Retype the data that follows line by line, exactly, and leave its pictures out.

**** Dataset excerpt

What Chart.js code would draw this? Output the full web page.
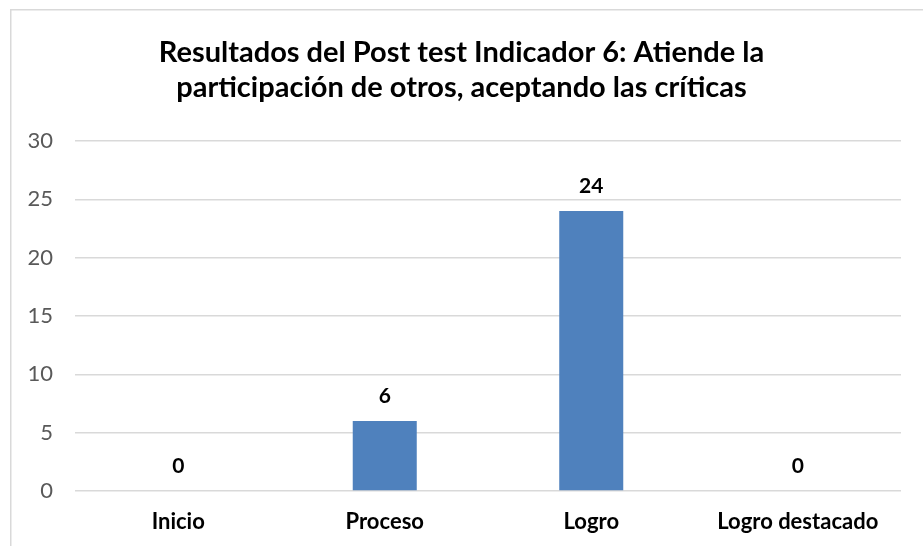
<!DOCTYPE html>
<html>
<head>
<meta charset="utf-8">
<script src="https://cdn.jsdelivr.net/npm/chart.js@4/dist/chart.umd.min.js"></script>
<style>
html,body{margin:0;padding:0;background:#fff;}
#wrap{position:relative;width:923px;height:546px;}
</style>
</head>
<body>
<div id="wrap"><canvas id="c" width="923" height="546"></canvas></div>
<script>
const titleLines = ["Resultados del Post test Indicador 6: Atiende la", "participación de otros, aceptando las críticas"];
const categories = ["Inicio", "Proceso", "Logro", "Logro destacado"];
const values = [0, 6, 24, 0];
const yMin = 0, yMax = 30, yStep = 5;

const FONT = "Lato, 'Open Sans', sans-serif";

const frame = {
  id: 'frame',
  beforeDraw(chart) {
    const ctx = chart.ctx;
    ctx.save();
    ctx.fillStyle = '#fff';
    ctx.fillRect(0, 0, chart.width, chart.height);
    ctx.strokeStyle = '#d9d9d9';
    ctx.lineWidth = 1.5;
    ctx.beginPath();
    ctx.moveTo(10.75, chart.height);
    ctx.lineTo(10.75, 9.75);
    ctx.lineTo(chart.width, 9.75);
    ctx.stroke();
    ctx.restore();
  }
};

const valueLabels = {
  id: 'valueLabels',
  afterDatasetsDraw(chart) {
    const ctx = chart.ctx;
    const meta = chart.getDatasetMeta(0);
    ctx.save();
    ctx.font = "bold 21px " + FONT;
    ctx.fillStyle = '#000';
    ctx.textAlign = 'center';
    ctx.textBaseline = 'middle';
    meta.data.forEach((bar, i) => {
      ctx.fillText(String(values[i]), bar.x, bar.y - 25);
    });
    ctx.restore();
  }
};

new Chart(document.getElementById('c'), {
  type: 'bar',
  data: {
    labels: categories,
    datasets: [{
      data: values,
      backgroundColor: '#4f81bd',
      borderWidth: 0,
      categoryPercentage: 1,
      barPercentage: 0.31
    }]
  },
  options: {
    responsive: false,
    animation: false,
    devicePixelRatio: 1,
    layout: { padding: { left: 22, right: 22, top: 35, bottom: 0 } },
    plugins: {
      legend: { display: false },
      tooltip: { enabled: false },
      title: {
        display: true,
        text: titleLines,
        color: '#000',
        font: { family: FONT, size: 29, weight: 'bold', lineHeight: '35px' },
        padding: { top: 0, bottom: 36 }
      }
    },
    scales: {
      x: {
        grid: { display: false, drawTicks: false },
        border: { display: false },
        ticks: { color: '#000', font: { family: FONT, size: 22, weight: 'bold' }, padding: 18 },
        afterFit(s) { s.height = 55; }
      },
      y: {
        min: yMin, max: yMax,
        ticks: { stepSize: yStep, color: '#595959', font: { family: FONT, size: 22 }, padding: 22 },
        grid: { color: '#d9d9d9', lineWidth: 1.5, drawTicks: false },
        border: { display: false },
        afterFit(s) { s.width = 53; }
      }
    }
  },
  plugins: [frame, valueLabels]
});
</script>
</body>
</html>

********

# Task answer
What Chart.js code would draw this? Output the full web page.
<!DOCTYPE html>
<html>
<head>
<meta charset="utf-8">
<script src="https://cdn.jsdelivr.net/npm/chart.js@4/dist/chart.umd.min.js"></script>
<style>
html,body{margin:0;padding:0;background:#fff;}
#wrap{position:relative;width:923px;height:546px;}
</style>
</head>
<body>
<div id="wrap"><canvas id="c" width="923" height="546"></canvas></div>
<script>
const titleLines = ["Resultados del Post test Indicador 6: Atiende la", "participación de otros, aceptando las críticas"];
const categories = ["Inicio", "Proceso", "Logro", "Logro destacado"];
const values = [0, 6, 24, 0];
const yMin = 0, yMax = 30, yStep = 5;

const FONT = "Lato, 'Open Sans', sans-serif";

const frame = {
  id: 'frame',
  beforeDraw(chart) {
    const ctx = chart.ctx;
    ctx.save();
    ctx.fillStyle = '#fff';
    ctx.fillRect(0, 0, chart.width, chart.height);
    ctx.strokeStyle = '#d9d9d9';
    ctx.lineWidth = 1.5;
    ctx.beginPath();
    ctx.moveTo(10.75, chart.height);
    ctx.lineTo(10.75, 9.75);
    ctx.lineTo(chart.width, 9.75);
    ctx.stroke();
    ctx.restore();
  }
};

const valueLabels = {
  id: 'valueLabels',
  afterDatasetsDraw(chart) {
    const ctx = chart.ctx;
    const meta = chart.getDatasetMeta(0);
    ctx.save();
    ctx.font = "bold 21px " + FONT;
    ctx.fillStyle = '#000';
    ctx.textAlign = 'center';
    ctx.textBaseline = 'middle';
    meta.data.forEach((bar, i) => {
      ctx.fillText(String(values[i]), bar.x, bar.y - 25);
    });
    ctx.restore();
  }
};

new Chart(document.getElementById('c'), {
  type: 'bar',
  data: {
    labels: categories,
    datasets: [{
      data: values,
      backgroundColor: '#4f81bd',
      borderWidth: 0,
      categoryPercentage: 1,
      barPercentage: 0.31
    }]
  },
  options: {
    responsive: false,
    animation: false,
    devicePixelRatio: 1,
    layout: { padding: { left: 22, right: 22, top: 35, bottom: 0 } },
    plugins: {
      legend: { display: false },
      tooltip: { enabled: false },
      title: {
        display: true,
        text: titleLines,
        color: '#000',
        font: { family: FONT, size: 29, weight: 'bold', lineHeight: '35px' },
        padding: { top: 0, bottom: 36 }
      }
    },
    scales: {
      x: {
        grid: { display: false, drawTicks: false },
        border: { display: false },
        ticks: { color: '#000', font: { family: FONT, size: 22, weight: 'bold' }, padding: 18 },
        afterFit(s) { s.height = 55; }
      },
      y: {
        min: yMin, max: yMax,
        ticks: { stepSize: yStep, color: '#595959', font: { family: FONT, size: 22 }, padding: 22 },
        grid: { color: '#d9d9d9', lineWidth: 1.5, drawTicks: false },
        border: { display: false },
        afterFit(s) { s.width = 53; }
      }
    }
  },
  plugins: [frame, valueLabels]
});
</script>
</body>
</html>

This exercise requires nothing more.